In testing this feature I setup numerous configurations with ‘good’ and ‘bad’ controllers. The results are very noticeable in cases where one controller suffered from a serious failure (disabling controller based caching on a 15+P array that was missing one of its member disks – a double failure really) I was driving this array at or over its capabilities even before the failure itself and continued to attempt to submit this same rate after the failure. In such cases, comparing with non-partitoned code there was more than 2x improvement in total IO Group throughput.
One final positive performance gain came from enhancing the destage algorithms that are used to decide what to destage from the cache. The new algorithms will spot that a controller is being over-driven far quicker than was previously possible.
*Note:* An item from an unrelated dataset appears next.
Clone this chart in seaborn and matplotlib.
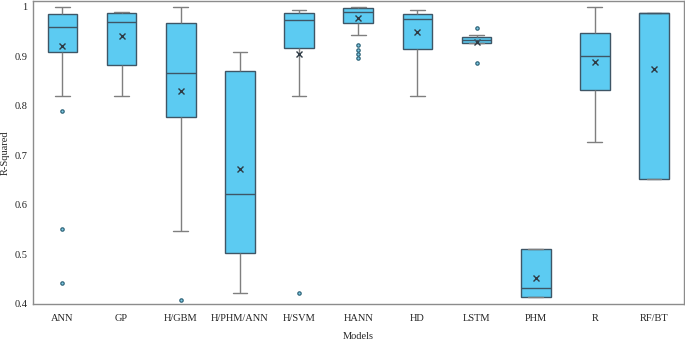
import numpy as np
import pandas as pd
import matplotlib
matplotlib.use("Agg")
import matplotlib.pyplot as plt
import seaborn as sns

# R-squared values per model, estimated from the reference chart
models = ['ANN', 'GP', 'H/GBM', 'H/PHM/ANN', 'H/SVM', 'HANN', 'HD', 'LSTM', 'PHM', 'R', 'RF/BT']

ann = [0.442, 0.551, 0.789, 0.821, 0.910, 0.925, 0.940, 0.952, 0.960,
       0.966, 0.972, 0.978, 0.985, 0.990, 0.994, 0.997, 1.000]
gp = [0.821, 0.883, 0.969, 0.987, 0.989]
h_gbm = [0.408, 0.547, 0.777, 0.820, 0.866, 0.930, 0.968, 0.985, 1.000]
h_phm_ann = [0.422, 0.502, 0.622, 0.871, 0.910]
h_svm = [0.422, 0.820, 0.918, 0.950, 0.974, 0.982, 0.988, 0.990, 0.993]
hann = [0.896, 0.905, 0.914, 0.923, 0.943, 0.968, 0.975, 0.980, 0.984, 0.987,
        0.989, 0.991, 0.993, 0.994, 0.995, 0.997, 0.998, 0.999, 0.999, 1.000, 1.000]
hd = [0.820, 0.916, 0.975, 0.985, 0.993]
lstm = [0.886, 0.928, 0.928, 0.930, 0.933, 0.936, 0.939, 0.943, 0.958]
phm = [0.415, 0.415, 0.432, 0.512, 0.512]
r = [0.727, 0.832, 0.900, 0.948, 1.000]
rf_bt = [0.652, 0.652, 0.987, 0.987, 0.987]

# mean markers as shown in the chart
means = [0.921, 0.942, 0.831, 0.673, 0.905, 0.977, 0.949, 0.929, 0.453, 0.888, 0.875]

values = [ann, gp, h_gbm, h_phm_ann, h_svm, hann, hd, lstm, phm, r, rf_bt]
df = pd.DataFrame({
    'Models': [m for m, v in zip(models, values) for _ in v],
    'R-Squared': [x for v in values for x in v],
})
mean_df = pd.DataFrame({'Models': models, 'R-Squared': means})

sns.set_theme(style="white")
plt.rcParams['font.family'] = ['Liberation Serif', 'DejaVu Serif']

fig = plt.figure(figsize=(6.85, 3.40), dpi=100)
ax = fig.add_axes([0.048, 0.106, 0.950, 0.891])

box_color = '#5CCBF2'
edge = '#3E5666'
sns.boxplot(data=df, x='Models', y='R-Squared', order=models, color=box_color,
            width=0.5, saturation=1, linewidth=1.0, ax=ax,
            boxprops=dict(facecolor=box_color, edgecolor=edge),
            medianprops=dict(color=edge, linewidth=1.0),
            whiskerprops=dict(color='#7F7F7F', linewidth=1.0),
            capprops=dict(color='#7F7F7F', linewidth=1.0),
            flierprops=dict(marker='o', markersize=2.4, markerfacecolor='#7FCDE8',
                            markeredgecolor='#2F6479', markeredgewidth=0.9))
sns.pointplot(data=mean_df, x='Models', y='R-Squared', order=models,
              linestyle='none', marker='x', color='#2E3A44', markersize=5,
              markeredgewidth=1.0, errorbar=None, ax=ax)

ax.set_xlim(-0.5, 10.5)
ax.set_ylim(0.4, 1.012)
yt = [0.4, 0.5, 0.6, 0.7, 0.8, 0.9, 1.0]
ax.set_yticks(yt)
ax.set_yticklabels(['0.4', '0.5', '0.6', '0.7', '0.8', '0.9', '1'])
ax.tick_params(axis='both', length=0, labelsize=7.5, colors='#222222')
ax.tick_params(axis='y', pad=4)
ax.tick_params(axis='x', pad=7)
ax.set_xlabel('Models', fontsize=7.5, labelpad=6.5)
ax.set_ylabel('R-Squared', fontsize=7.5, labelpad=3)
for s in ax.spines.values():
    s.set_color('#8C8C8C')
    s.set_linewidth(1.0)

fig.savefig('out.png', dpi=100)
Under normal operation a heavy write workload will also be detected quicker and can destage for a given partition even if the cache as a whole is not over the normal destage thresholds. Here I measured a small but noticeable improvement in I/O response time under what I refer to as ‘write miss’ benchmarking (writes to cache at such a rate as to require continuous destage to the backend disks.
In the third and final part of this series I plan to summarise the smaller DCR’s (Design Change Request) that made it into the 4.2.1 release – those that are of interest to users anyway. I aim to have this up by Friday when SVC 4.2.1 code will be available for download.